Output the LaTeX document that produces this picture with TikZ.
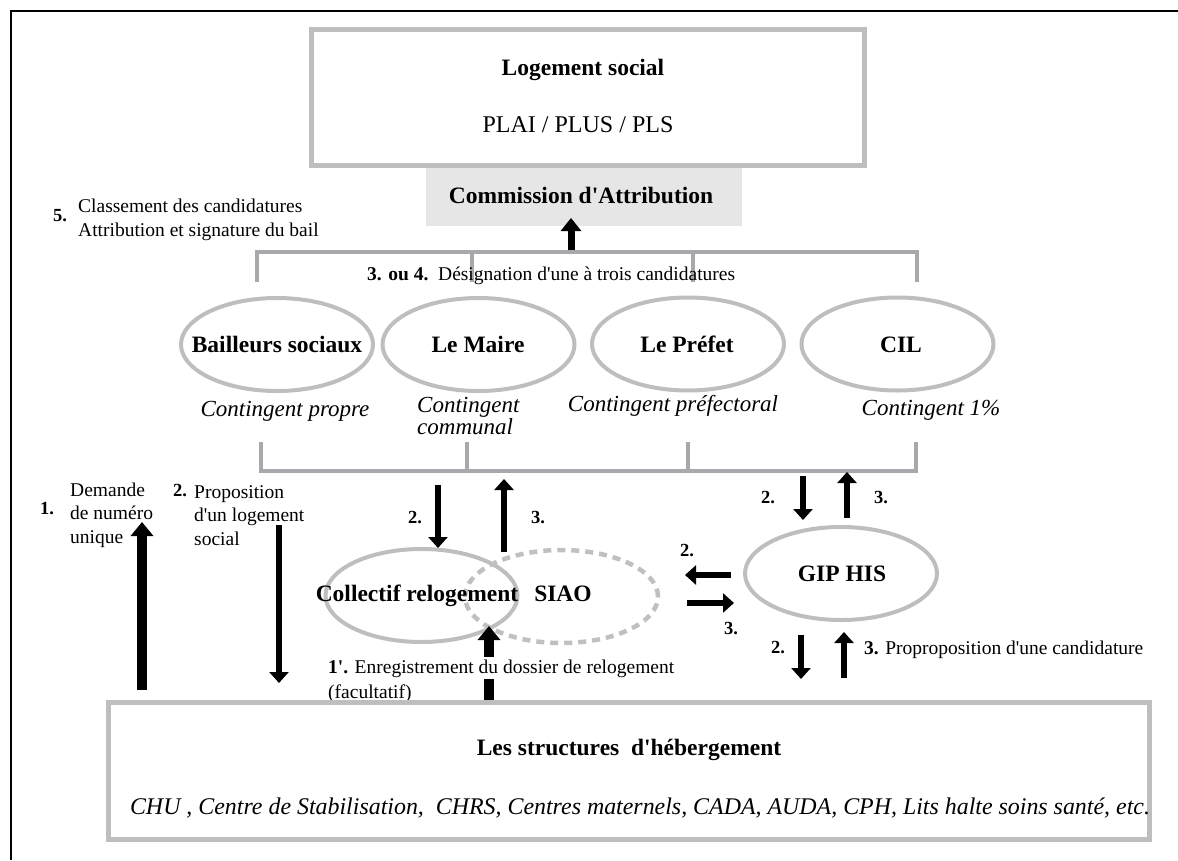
\documentclass[tikz,border=0pt]{standalone}
\usepackage{fontspec}
\setmainfont{Liberation Serif}[Ligatures=TeXOff]
\usetikzlibrary{shapes.geometric,arrows.meta}
\definecolor{boxgray}{RGB}{190,190,193}
\definecolor{brgray}{RGB}{168,168,172}
\definecolor{comfill}{RGB}{230,230,230}
\definecolor{dashgray}{RGB}{192,192,195}
\begin{document}
\begin{tikzpicture}[x=1pt,y=-1pt,
  gbox/.style={draw=boxgray, line width=5pt, inner sep=0pt},
  ell/.style={ellipse, draw=boxgray, line width=4pt, inner sep=0pt, minimum width=192pt, minimum height=93pt},
  dell/.style={ellipse, draw=dashgray, line width=4.5pt, dash pattern=on 8pt off 6pt, inner sep=0pt, minimum width=193pt, minimum height=93pt},
  brk/.style={draw=brgray, line width=4.5pt},
  bigarr/.style={line width=10pt, -{Triangle[width=22pt,length=14pt]}},
  midarr/.style={line width=7pt, -{Triangle[width=20pt,length=13pt]}},
  arr/.style={line width=5.5pt, -{Triangle[width=19pt,length=11pt]}},
  ttl/.style={font=\fontsize{23.5}{28}\selectfont\bfseries, inner sep=0pt},
  reg/.style={font=\fontsize{24}{28}\selectfont, inner sep=0pt},
  sml/.style={font=\fontsize{19.5}{23.5}\selectfont, inner sep=0pt},
  numb/.style={font=\fontsize{18.5}{22}\selectfont\bfseries, inner sep=0pt},
  ital/.style={font=\fontsize{23}{19}\selectfont\itshape, inner sep=0pt}
]
\useasboundingbox (0,0) rectangle (1178,860);
% outer frame
\draw[line width=2pt] (11,860) -- (11,11) -- (1178,11);

% top boxes
\node[gbox, minimum width=553pt, minimum height=136pt] (log) at (588,97.5) {};
\node[ttl, anchor=base] (tlog) at (583,75) {Logement social};
\node[reg, anchor=base] (tplai) at (578,132) {PLAI / PLUS / PLS};
\node[fill=comfill, minimum width=316pt, minimum height=58pt, inner sep=0pt] (com) at (584,197) {};
\node[ttl, anchor=base] (tcom) at (581,203) {Commission d'Attribution};

\node[numb, anchor=base] (n5) at (60,221) {5.};
\node[sml, anchor=base west, align=left] (tclass) at (78,236) {Classement des candidatures\\Attribution et signature du bail};

% upper bracket
\draw[brk] (257,282) -- (257,252) -- (917,252) -- (917,282);
\draw[brk] (472,252) -- (472,282);
\draw[brk] (693,252) -- (693,282);
\coordinate (ca1) at (571,250);
\coordinate (ca2) at (571,218);
\draw[midarr] (ca1) -- (ca2);
\node[sml, anchor=base west] (tdes) at (367,280) {\textbf{3. ou 4.}\ \ Désignation d'une à trois candidatures};

% ellipses
\node[ell] (bail) at (277,344.5) {};
\node[ttl, anchor=base] (tbail) at (277,352.5) {Bailleurs sociaux};
\node[ell] (maire) at (478.5,344.5) {};
\node[ttl, anchor=base] (tmaire) at (478,352.5) {Le Maire};
\node[ell] (pref) at (688,344) {};
\node[ttl, anchor=base] (tpref) at (687,352) {Le Préfet};
\node[ell] (cil) at (897.5,344) {};
\node[ttl, anchor=base] (tcil) at (901,352) {CIL};

\node[ital, anchor=base] (cp) at (285,416) {Contingent propre};
\node[ital, anchor=base west, align=left] (cc) at (417,434) {Contingent\\communal};
\node[ital, anchor=base] (cpf) at (673,411) {Contingent préfectoral};
\node[ital, anchor=base] (c1) at (931,415) {Contingent 1\%};

% lower bracket
\draw[brk] (261,442) -- (261,471) -- (916,471) -- (916,442);
\draw[brk] (467,471) -- (467,442);
\draw[brk] (688,471) -- (688,442);

% left texts and arrows
\node[numb, anchor=base] (n1) at (47,514) {1.};
\node[sml, anchor=base west, align=left] (tdem) at (70,543) {Demande\\de numéro\\unique};
\node[numb, anchor=base] (n2a) at (180,496) {2.};
\node[sml, anchor=base west, align=left] (tprop) at (194,545) {Proposition\\d'un logement\\social};
\coordinate (l1a) at (142,690);
\coordinate (l1b) at (142,522);
\draw[bigarr] (l1a) -- (l1b);
\coordinate (l2a) at (279,525);
\coordinate (l2b) at (279,683);
\draw[arr] (l2a) -- (l2b);

% Collectif / SIAO
\node[ell] (coll) at (421.5,595.5) {};
\node[dell] (siao) at (561.5,596.5) {};
\node[ttl, anchor=base] (tcoll) at (417,601) {Collectif relogement};
\node[ttl, anchor=base] (tsiao) at (563,601) {SIAO};

\coordinate (m2a) at (438,485);
\coordinate (m2b) at (438,548);
\draw[arr] (m2a) -- (m2b);
\node[numb, anchor=base] (n2b) at (415,523) {2.};
\coordinate (m3a) at (504,552);
\coordinate (m3b) at (504,479);
\draw[arr] (m3a) -- (m3b);
\node[numb, anchor=base] (n3b) at (538,523) {3.};

% GIP HIS
\node[ell] (gip) at (841,573.5) {};
\node[ttl, anchor=base] (tgip) at (842,581) {GIP HIS};
\coordinate (g2a) at (803,476);
\coordinate (g2b) at (803,520);
\draw[arr] (g2a) -- (g2b);
\node[numb, anchor=base] (n2c) at (768,503) {2.};
\coordinate (g3a) at (847,518);
\coordinate (g3b) at (847,472);
\draw[arr] (g3a) -- (g3b);
\node[numb, anchor=base] (n3c) at (881,503) {3.};

\coordinate (h2a) at (731,575);
\coordinate (h2b) at (685,575);
\draw[arr] (h2a) -- (h2b);
\node[numb, anchor=base] (n2d) at (687,556) {2.};
\coordinate (h3a) at (687,603);
\coordinate (h3b) at (734,603);
\draw[arr] (h3a) -- (h3b);
\node[numb, anchor=base] (n3d) at (731,634) {3.};

\coordinate (b2a) at (801,635);
\coordinate (b2b) at (801,679);
\draw[arr] (b2a) -- (b2b);
\node[numb, anchor=base] (n2e) at (778,653) {2.};
\coordinate (b3a) at (844,678);
\coordinate (b3b) at (844,632);
\draw[arr] (b3a) -- (b3b);
\node[sml, anchor=base west] (tpro) at (864,654) {\textbf{3.} Proproposition d'une candidature};

% 1' arrow
\coordinate (r1a) at (489,702);
\coordinate (r1b) at (489,626);
\draw[bigarr] (r1a) -- (r1b);
\node[sml, anchor=base west, fill=white, inner ysep=2pt, inner xsep=0pt] (tenr) at (328,673) {\textbf{1'.} Enregistrement du dossier de relogement};
\node[sml, anchor=base west] (tfac) at (328,698) {(facultatif)};

% bottom box
\node[gbox, fill=white, minimum width=1041pt, minimum height=137pt] (heb) at (629,771) {};
\node[ttl, anchor=base] (theb) at (629,755) {Les structures\ \ d'hébergement};
\node[inner sep=0pt, anchor=base, font=\fontsize{23.9}{28}\selectfont\itshape] (tlist) at (640,814) {CHU , Centre de Stabilisation,\ \ CHRS, Centres maternels, CADA, AUDA, CPH, Lits halte soins santé, etc.};
\end{tikzpicture}
\end{document}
= = =
Your objective: Write the lines above out again exactly, without any of their pictures.

Solution for this exercise:
Output the LaTeX document that produces this picture with TikZ.
\documentclass[tikz,border=0pt]{standalone}
\usepackage{fontspec}
\setmainfont{Liberation Serif}[Ligatures=TeXOff]
\usetikzlibrary{shapes.geometric,arrows.meta}
\definecolor{boxgray}{RGB}{190,190,193}
\definecolor{brgray}{RGB}{168,168,172}
\definecolor{comfill}{RGB}{230,230,230}
\definecolor{dashgray}{RGB}{192,192,195}
\begin{document}
\begin{tikzpicture}[x=1pt,y=-1pt,
  gbox/.style={draw=boxgray, line width=5pt, inner sep=0pt},
  ell/.style={ellipse, draw=boxgray, line width=4pt, inner sep=0pt, minimum width=192pt, minimum height=93pt},
  dell/.style={ellipse, draw=dashgray, line width=4.5pt, dash pattern=on 8pt off 6pt, inner sep=0pt, minimum width=193pt, minimum height=93pt},
  brk/.style={draw=brgray, line width=4.5pt},
  bigarr/.style={line width=10pt, -{Triangle[width=22pt,length=14pt]}},
  midarr/.style={line width=7pt, -{Triangle[width=20pt,length=13pt]}},
  arr/.style={line width=5.5pt, -{Triangle[width=19pt,length=11pt]}},
  ttl/.style={font=\fontsize{23.5}{28}\selectfont\bfseries, inner sep=0pt},
  reg/.style={font=\fontsize{24}{28}\selectfont, inner sep=0pt},
  sml/.style={font=\fontsize{19.5}{23.5}\selectfont, inner sep=0pt},
  numb/.style={font=\fontsize{18.5}{22}\selectfont\bfseries, inner sep=0pt},
  ital/.style={font=\fontsize{23}{19}\selectfont\itshape, inner sep=0pt}
]
\useasboundingbox (0,0) rectangle (1178,860);
% outer frame
\draw[line width=2pt] (11,860) -- (11,11) -- (1178,11);

% top boxes
\node[gbox, minimum width=553pt, minimum height=136pt] (log) at (588,97.5) {};
\node[ttl, anchor=base] (tlog) at (583,75) {Logement social};
\node[reg, anchor=base] (tplai) at (578,132) {PLAI / PLUS / PLS};
\node[fill=comfill, minimum width=316pt, minimum height=58pt, inner sep=0pt] (com) at (584,197) {};
\node[ttl, anchor=base] (tcom) at (581,203) {Commission d'Attribution};

\node[numb, anchor=base] (n5) at (60,221) {5.};
\node[sml, anchor=base west, align=left] (tclass) at (78,236) {Classement des candidatures\\Attribution et signature du bail};

% upper bracket
\draw[brk] (257,282) -- (257,252) -- (917,252) -- (917,282);
\draw[brk] (472,252) -- (472,282);
\draw[brk] (693,252) -- (693,282);
\coordinate (ca1) at (571,250);
\coordinate (ca2) at (571,218);
\draw[midarr] (ca1) -- (ca2);
\node[sml, anchor=base west] (tdes) at (367,280) {\textbf{3. ou 4.}\ \ Désignation d'une à trois candidatures};

% ellipses
\node[ell] (bail) at (277,344.5) {};
\node[ttl, anchor=base] (tbail) at (277,352.5) {Bailleurs sociaux};
\node[ell] (maire) at (478.5,344.5) {};
\node[ttl, anchor=base] (tmaire) at (478,352.5) {Le Maire};
\node[ell] (pref) at (688,344) {};
\node[ttl, anchor=base] (tpref) at (687,352) {Le Préfet};
\node[ell] (cil) at (897.5,344) {};
\node[ttl, anchor=base] (tcil) at (901,352) {CIL};

\node[ital, anchor=base] (cp) at (285,416) {Contingent propre};
\node[ital, anchor=base west, align=left] (cc) at (417,434) {Contingent\\communal};
\node[ital, anchor=base] (cpf) at (673,411) {Contingent préfectoral};
\node[ital, anchor=base] (c1) at (931,415) {Contingent 1\%};

% lower bracket
\draw[brk] (261,442) -- (261,471) -- (916,471) -- (916,442);
\draw[brk] (467,471) -- (467,442);
\draw[brk] (688,471) -- (688,442);

% left texts and arrows
\node[numb, anchor=base] (n1) at (47,514) {1.};
\node[sml, anchor=base west, align=left] (tdem) at (70,543) {Demande\\de numéro\\unique};
\node[numb, anchor=base] (n2a) at (180,496) {2.};
\node[sml, anchor=base west, align=left] (tprop) at (194,545) {Proposition\\d'un logement\\social};
\coordinate (l1a) at (142,690);
\coordinate (l1b) at (142,522);
\draw[bigarr] (l1a) -- (l1b);
\coordinate (l2a) at (279,525);
\coordinate (l2b) at (279,683);
\draw[arr] (l2a) -- (l2b);

% Collectif / SIAO
\node[ell] (coll) at (421.5,595.5) {};
\node[dell] (siao) at (561.5,596.5) {};
\node[ttl, anchor=base] (tcoll) at (417,601) {Collectif relogement};
\node[ttl, anchor=base] (tsiao) at (563,601) {SIAO};

\coordinate (m2a) at (438,485);
\coordinate (m2b) at (438,548);
\draw[arr] (m2a) -- (m2b);
\node[numb, anchor=base] (n2b) at (415,523) {2.};
\coordinate (m3a) at (504,552);
\coordinate (m3b) at (504,479);
\draw[arr] (m3a) -- (m3b);
\node[numb, anchor=base] (n3b) at (538,523) {3.};

% GIP HIS
\node[ell] (gip) at (841,573.5) {};
\node[ttl, anchor=base] (tgip) at (842,581) {GIP HIS};
\coordinate (g2a) at (803,476);
\coordinate (g2b) at (803,520);
\draw[arr] (g2a) -- (g2b);
\node[numb, anchor=base] (n2c) at (768,503) {2.};
\coordinate (g3a) at (847,518);
\coordinate (g3b) at (847,472);
\draw[arr] (g3a) -- (g3b);
\node[numb, anchor=base] (n3c) at (881,503) {3.};

\coordinate (h2a) at (731,575);
\coordinate (h2b) at (685,575);
\draw[arr] (h2a) -- (h2b);
\node[numb, anchor=base] (n2d) at (687,556) {2.};
\coordinate (h3a) at (687,603);
\coordinate (h3b) at (734,603);
\draw[arr] (h3a) -- (h3b);
\node[numb, anchor=base] (n3d) at (731,634) {3.};

\coordinate (b2a) at (801,635);
\coordinate (b2b) at (801,679);
\draw[arr] (b2a) -- (b2b);
\node[numb, anchor=base] (n2e) at (778,653) {2.};
\coordinate (b3a) at (844,678);
\coordinate (b3b) at (844,632);
\draw[arr] (b3a) -- (b3b);
\node[sml, anchor=base west] (tpro) at (864,654) {\textbf{3.} Proproposition d'une candidature};

% 1' arrow
\coordinate (r1a) at (489,702);
\coordinate (r1b) at (489,626);
\draw[bigarr] (r1a) -- (r1b);
\node[sml, anchor=base west, fill=white, inner ysep=2pt, inner xsep=0pt] (tenr) at (328,673) {\textbf{1'.} Enregistrement du dossier de relogement};
\node[sml, anchor=base west] (tfac) at (328,698) {(facultatif)};

% bottom box
\node[gbox, fill=white, minimum width=1041pt, minimum height=137pt] (heb) at (629,771) {};
\node[ttl, anchor=base] (theb) at (629,755) {Les structures\ \ d'hébergement};
\node[inner sep=0pt, anchor=base, font=\fontsize{23.9}{28}\selectfont\itshape] (tlist) at (640,814) {CHU , Centre de Stabilisation,\ \ CHRS, Centres maternels, CADA, AUDA, CPH, Lits halte soins santé, etc.};
\end{tikzpicture}
\end{document}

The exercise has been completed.